Kacey Musgraves brings dreamy country-pop to D.C.

Concert created a space for love and acceptance at The Anthem on Jan. 24

Kacey Musgraves brings dreamy country-pop to D.C.
Kacey Musgraves performed at The Anthem on Jan. 24 as part of the "Oh, What a World" Tour.

Kacey Musgraves performed to a sold-out crowd at The Anthem on Jan. 24, giving D.C. a chance to experience her “Oh, What a World” tour firsthand. Her one-and-a-half hour set brought her glittery country-pop album “Golden Hour” to life, leaving the audience mesmerized. 

Natalie Prass, a singer-songwriter from Virginia, opened for Musgraves.

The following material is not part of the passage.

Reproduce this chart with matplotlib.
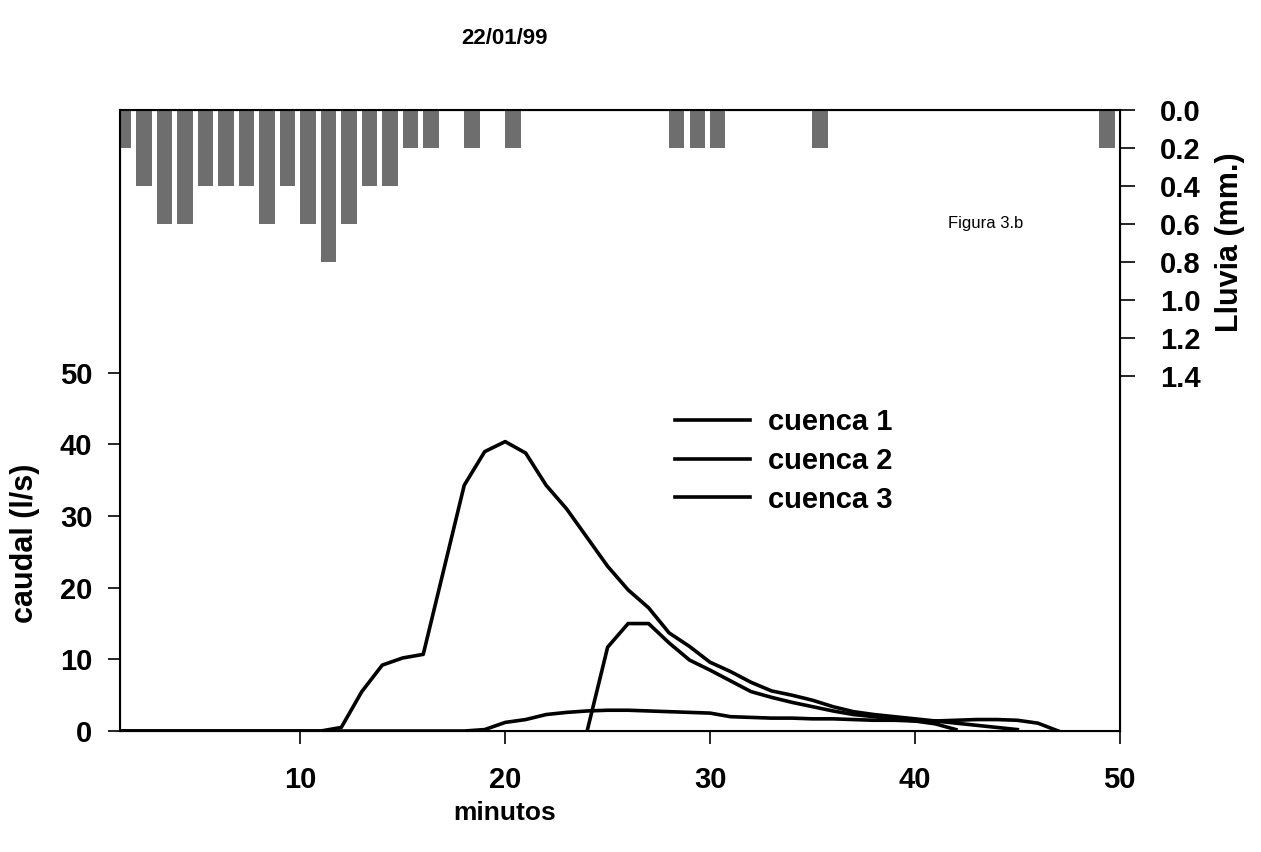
import matplotlib
matplotlib.use('Agg')
import matplotlib.pyplot as plt

# Rainfall per minute (mm.), bars hang from the top axis
rain_minutes = [1, 2, 3, 4, 5, 6, 7, 8, 9, 10, 11, 12, 13, 14, 15, 16,
                18, 20, 28, 29, 30, 35, 49]
rain_mm = [0.2, 0.4, 0.6, 0.6, 0.4, 0.4, 0.4, 0.6, 0.4, 0.6, 0.8, 0.6,
           0.4, 0.4, 0.2, 0.2, 0.2, 0.2, 0.2, 0.2, 0.2, 0.2, 0.2]

# Discharge (l/s) per minute
minutes_1 = list(range(1, 46))
cuenca_1 = [0, 0, 0, 0, 0, 0, 0, 0, 0, 0, 0, 0.5, 5.5, 9.2, 10.2, 10.7,
            22.5, 34.3, 39.0, 40.4, 38.8, 34.3, 31.0, 27.0, 23.0, 19.7,
            17.2, 13.7, 11.8, 9.6, 8.3, 6.8, 5.6, 5.0, 4.3, 3.4, 2.7, 2.3,
            2.0, 1.7, 1.4, 1.1, 0.8, 0.5, 0.2]

minutes_2 = list(range(1, 48))
cuenca_2 = [0, 0, 0, 0, 0, 0, 0, 0, 0, 0, 0, 0, 0, 0, 0, 0, 0, 0, 0.2,
            1.2, 1.6, 2.3, 2.6, 2.8, 2.9, 2.9, 2.8, 2.7, 2.6, 2.5, 2.0,
            1.9, 1.8, 1.8, 1.7, 1.7, 1.6, 1.5, 1.5, 1.4, 1.4, 1.5, 1.6,
            1.6, 1.5, 1.1, 0]

minutes_3 = list(range(24, 43))
cuenca_3 = [0, 11.7, 15.0, 15.0, 12.3, 9.9, 8.5, 7.0, 5.5, 4.7, 4.0, 3.4,
            2.8, 2.3, 2.0, 1.7, 1.4, 1.0, 0.2]

q_ticks = [0, 10, 20, 30, 40, 50]
rain_ticks = [0.0, 0.2, 0.4, 0.6, 0.8, 1.0, 1.2, 1.4]
x_ticks = [10, 20, 30, 40, 50]


def create_file(out_file_name):
    """
    Draw hydrographs of the three basins with the rainfall on top
    """
    plt.rcParams['font.family'] = ['Liberation Sans', 'DejaVu Sans']
    plt.rcParams['font.weight'] = 'bold'

    fig = plt.figure(figsize=(12.61, 8.52), dpi=100)
    ax = fig.add_axes([0.0952, 0.142, 0.7928, 0.729])

    # Discharge lines
    ax.plot(minutes_1, cuenca_1, color='black', lw=2.6, label='cuenca 1')
    ax.plot(minutes_2, cuenca_2, color='black', lw=2.6, label='cuenca 2')
    ax.plot(minutes_3, cuenca_3, color='black', lw=2.6, label='cuenca 3')

    ax.set_xlim(1.2, 50)
    ax.set_ylim(0, 86.7)
    ax.set_xticks(x_ticks)
    ax.set_yticks(q_ticks)
    ax.tick_params(axis='both', direction='out', length=9, width=1.2,
                   labelsize=21)
    ax.tick_params(axis='y', pad=11)
    ax.tick_params(axis='x', pad=16)
    for s in ax.spines.values():
        s.set_linewidth(1.5)

    ax.set_ylabel('caudal (l/s)', fontsize=22, fontweight='bold')
    ax.yaxis.set_label_coords(-0.080, 0.303)
    ax.set_xlabel('minutos', fontsize=19, fontweight='bold')
    ax.xaxis.set_label_coords(0.385, -0.113)

    leg = ax.legend(loc='upper left', bbox_to_anchor=(0.555, 0.52),
                    frameon=False, fontsize=21, handlelength=2.57,
                    handletextpad=0.62, labelspacing=0.37, borderpad=0,
                    borderaxespad=0)
    for t in leg.get_texts():
        t.set_fontweight('bold')

    # Rainfall bars on a reversed right axis
    ax2 = ax.twinx()
    ax2.bar(rain_minutes, rain_mm, width=0.75, align='edge',
            color='#6e6e6e', edgecolor='none')
    ax2.set_ylim(3.27, 0)
    ax2.set_yticks(rain_ticks)
    ax2.set_yticklabels(['%.1f' % v for v in rain_ticks])
    ax2.tick_params(axis='y', direction='out', length=11, width=1.2,
                    labelsize=21, pad=18)
    ax2.set_ylabel('Lluvia (mm.)', fontsize=22, fontweight='bold')
    ax2.yaxis.set_label_coords(1.095, 0.787)
    ax2.text(41.6, 0.6, 'Figura 3.b', fontsize=12, fontweight='normal',
             va='center', ha='left')

    fig.text(505 / 1261, 1 - 38 / 852, '22/01/99', fontsize=16,
             fontweight='bold', ha='center', va='center')

    plt.savefig(out_file_name, dpi=100)
    return True


def main():
    success = create_file('out.png')
    if success:
        print('Finished successfully and wrote results to: out.png')


if __name__ == '__main__':
    main()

Her smooth ‘70s-inspired songs were the perfect introduction to the genre-defying melodies that Musgraves would go on to perform that night. 

While her previous albums consisted of strictly country music, “Golden Hour” blends country, pop and disco—a genre Musgraves affectionately called ‘space country.’ Her take on the world of “space country” was ethereal and optimistic, which was clear in her stage presence as she opened up with “Slow Burn,” an acoustic ballad about the personal journey she’s been on for the past few years. Through this song, she invited the audience into her world. 

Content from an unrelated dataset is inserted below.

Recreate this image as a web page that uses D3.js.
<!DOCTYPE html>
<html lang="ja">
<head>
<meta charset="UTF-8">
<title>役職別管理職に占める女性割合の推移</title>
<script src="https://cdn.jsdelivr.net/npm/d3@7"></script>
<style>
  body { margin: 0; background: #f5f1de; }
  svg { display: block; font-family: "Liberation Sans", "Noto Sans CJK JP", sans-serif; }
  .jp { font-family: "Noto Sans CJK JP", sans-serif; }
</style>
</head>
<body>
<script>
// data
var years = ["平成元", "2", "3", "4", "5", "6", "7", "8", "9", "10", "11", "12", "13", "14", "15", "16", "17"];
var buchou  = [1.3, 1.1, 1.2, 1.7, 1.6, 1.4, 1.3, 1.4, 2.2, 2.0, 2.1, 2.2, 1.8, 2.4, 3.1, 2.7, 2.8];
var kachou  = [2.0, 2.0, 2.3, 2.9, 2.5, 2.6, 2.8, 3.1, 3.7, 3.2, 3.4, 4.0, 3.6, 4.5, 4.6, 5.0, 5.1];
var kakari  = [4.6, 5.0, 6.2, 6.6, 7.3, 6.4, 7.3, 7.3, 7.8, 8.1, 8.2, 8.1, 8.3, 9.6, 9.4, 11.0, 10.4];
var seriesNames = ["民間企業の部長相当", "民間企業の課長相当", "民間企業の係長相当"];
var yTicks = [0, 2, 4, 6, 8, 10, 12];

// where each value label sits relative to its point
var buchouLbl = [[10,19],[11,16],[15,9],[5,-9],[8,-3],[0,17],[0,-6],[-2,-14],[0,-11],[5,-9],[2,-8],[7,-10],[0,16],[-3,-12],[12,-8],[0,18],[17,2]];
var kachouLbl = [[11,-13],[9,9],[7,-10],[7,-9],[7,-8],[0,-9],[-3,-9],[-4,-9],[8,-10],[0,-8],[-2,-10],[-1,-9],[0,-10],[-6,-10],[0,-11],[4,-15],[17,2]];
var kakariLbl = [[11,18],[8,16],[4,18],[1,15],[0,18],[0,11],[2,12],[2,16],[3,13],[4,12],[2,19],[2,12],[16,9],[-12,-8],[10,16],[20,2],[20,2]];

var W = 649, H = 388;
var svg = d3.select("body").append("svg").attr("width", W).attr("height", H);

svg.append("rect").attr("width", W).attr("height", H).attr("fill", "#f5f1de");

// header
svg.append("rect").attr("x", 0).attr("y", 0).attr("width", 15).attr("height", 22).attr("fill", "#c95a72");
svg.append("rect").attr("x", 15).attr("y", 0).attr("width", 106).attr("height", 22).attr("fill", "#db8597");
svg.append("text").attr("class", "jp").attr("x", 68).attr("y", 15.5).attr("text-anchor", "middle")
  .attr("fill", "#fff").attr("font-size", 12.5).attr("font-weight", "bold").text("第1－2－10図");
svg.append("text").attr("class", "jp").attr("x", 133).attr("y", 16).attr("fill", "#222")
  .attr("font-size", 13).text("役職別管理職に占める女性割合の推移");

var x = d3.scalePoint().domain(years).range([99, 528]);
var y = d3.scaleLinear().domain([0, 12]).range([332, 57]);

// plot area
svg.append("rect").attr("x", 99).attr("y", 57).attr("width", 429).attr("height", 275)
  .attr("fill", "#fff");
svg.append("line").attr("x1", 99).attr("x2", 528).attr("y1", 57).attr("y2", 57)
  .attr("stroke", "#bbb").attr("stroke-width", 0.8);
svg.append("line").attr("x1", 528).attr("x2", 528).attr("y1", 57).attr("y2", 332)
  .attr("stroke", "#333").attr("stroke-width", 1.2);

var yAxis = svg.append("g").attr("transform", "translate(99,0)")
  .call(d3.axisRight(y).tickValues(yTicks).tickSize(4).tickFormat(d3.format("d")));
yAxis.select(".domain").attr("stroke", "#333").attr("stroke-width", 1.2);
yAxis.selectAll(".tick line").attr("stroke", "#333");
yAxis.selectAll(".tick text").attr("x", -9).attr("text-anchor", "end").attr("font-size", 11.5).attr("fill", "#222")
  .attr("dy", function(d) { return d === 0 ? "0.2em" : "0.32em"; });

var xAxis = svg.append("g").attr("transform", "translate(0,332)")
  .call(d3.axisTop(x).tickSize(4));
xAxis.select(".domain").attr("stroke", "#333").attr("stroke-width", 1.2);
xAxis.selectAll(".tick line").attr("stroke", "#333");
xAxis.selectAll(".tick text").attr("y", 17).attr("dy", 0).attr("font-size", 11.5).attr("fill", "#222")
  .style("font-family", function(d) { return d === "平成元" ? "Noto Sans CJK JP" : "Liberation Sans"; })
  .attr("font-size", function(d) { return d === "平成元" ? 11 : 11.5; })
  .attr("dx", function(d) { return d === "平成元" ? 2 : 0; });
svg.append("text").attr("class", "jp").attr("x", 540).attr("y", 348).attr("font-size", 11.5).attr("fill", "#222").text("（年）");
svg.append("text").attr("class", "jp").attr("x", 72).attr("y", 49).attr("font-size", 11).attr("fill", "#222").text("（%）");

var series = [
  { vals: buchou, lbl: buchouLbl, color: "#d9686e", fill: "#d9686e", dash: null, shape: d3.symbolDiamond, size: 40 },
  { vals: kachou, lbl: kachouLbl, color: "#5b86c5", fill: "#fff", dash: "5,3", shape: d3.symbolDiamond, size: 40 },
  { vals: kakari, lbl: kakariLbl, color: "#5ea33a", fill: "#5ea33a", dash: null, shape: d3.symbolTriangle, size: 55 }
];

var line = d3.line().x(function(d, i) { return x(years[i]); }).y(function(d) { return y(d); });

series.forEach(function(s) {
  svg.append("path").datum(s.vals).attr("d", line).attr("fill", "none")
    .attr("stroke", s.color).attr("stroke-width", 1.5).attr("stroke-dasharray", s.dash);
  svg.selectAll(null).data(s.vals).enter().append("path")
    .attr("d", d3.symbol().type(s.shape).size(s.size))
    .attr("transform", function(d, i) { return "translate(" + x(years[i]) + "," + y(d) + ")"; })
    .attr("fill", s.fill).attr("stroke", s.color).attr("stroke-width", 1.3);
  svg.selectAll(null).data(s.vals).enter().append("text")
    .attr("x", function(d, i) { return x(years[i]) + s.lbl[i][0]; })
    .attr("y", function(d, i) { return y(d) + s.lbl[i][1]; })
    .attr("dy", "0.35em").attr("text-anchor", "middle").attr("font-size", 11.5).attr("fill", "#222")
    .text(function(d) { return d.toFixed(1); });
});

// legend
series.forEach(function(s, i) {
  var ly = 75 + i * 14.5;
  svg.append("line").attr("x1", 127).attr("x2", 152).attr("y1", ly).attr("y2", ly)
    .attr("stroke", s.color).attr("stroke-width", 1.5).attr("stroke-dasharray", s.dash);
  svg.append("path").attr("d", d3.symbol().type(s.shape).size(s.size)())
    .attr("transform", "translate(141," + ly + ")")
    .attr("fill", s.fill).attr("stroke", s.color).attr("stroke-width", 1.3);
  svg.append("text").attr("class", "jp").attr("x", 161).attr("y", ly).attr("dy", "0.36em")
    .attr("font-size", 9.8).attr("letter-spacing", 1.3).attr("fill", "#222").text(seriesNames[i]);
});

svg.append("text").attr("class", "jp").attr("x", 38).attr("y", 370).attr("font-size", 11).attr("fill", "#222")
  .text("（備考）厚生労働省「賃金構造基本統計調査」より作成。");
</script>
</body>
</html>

Musgraves took a moment to welcome everyone to the show, noting the diversity of the crowd. It was obvious that creating an inclusive environment where everyone could feel free to be themselves was important to her. She beamed at the many cowboy hats and sparkly costumes speckled throughout the crowd before launching into “Wonder Woman,” a song about feeling ordinary in a relationship that requires superhuman powers.

After a brief intermission, Musgraves and her band moved from glitzy electronic sounds to stripped-back renditions of her music, starting with her song “Mother.” Not only did she play every song on “Golden Hour,” but she also included some older fan favorites like “Merry Go Round,” “High Time,” “Family is Family” and her most popular song to date, “Follow Your Arrow.” 

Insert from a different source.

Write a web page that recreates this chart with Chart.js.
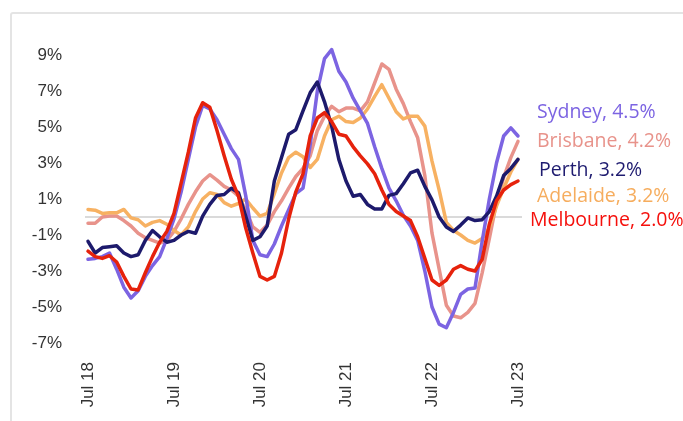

Bathed in rainbow light, Musgraves took a few minutes to remind the audience that they were deserving of love and happiness before playing her song “Rainbow,” a ballad dedicated to holding on to hope. If audience members left the concert feeling anything, Musgraves made sure that it was love and acceptance. 

Musgraves closed out the show with one of her most popular songs, “High Horse,” as bright rainbow beach balls were projected into the crowd. She could hardly contain her laughter after her bassist continued to play, despite getting knocked over by one of the balls. Musgraves ended both the song and concert half-laughing and half-singing, which was a perfect representation of the mood she aimed to create.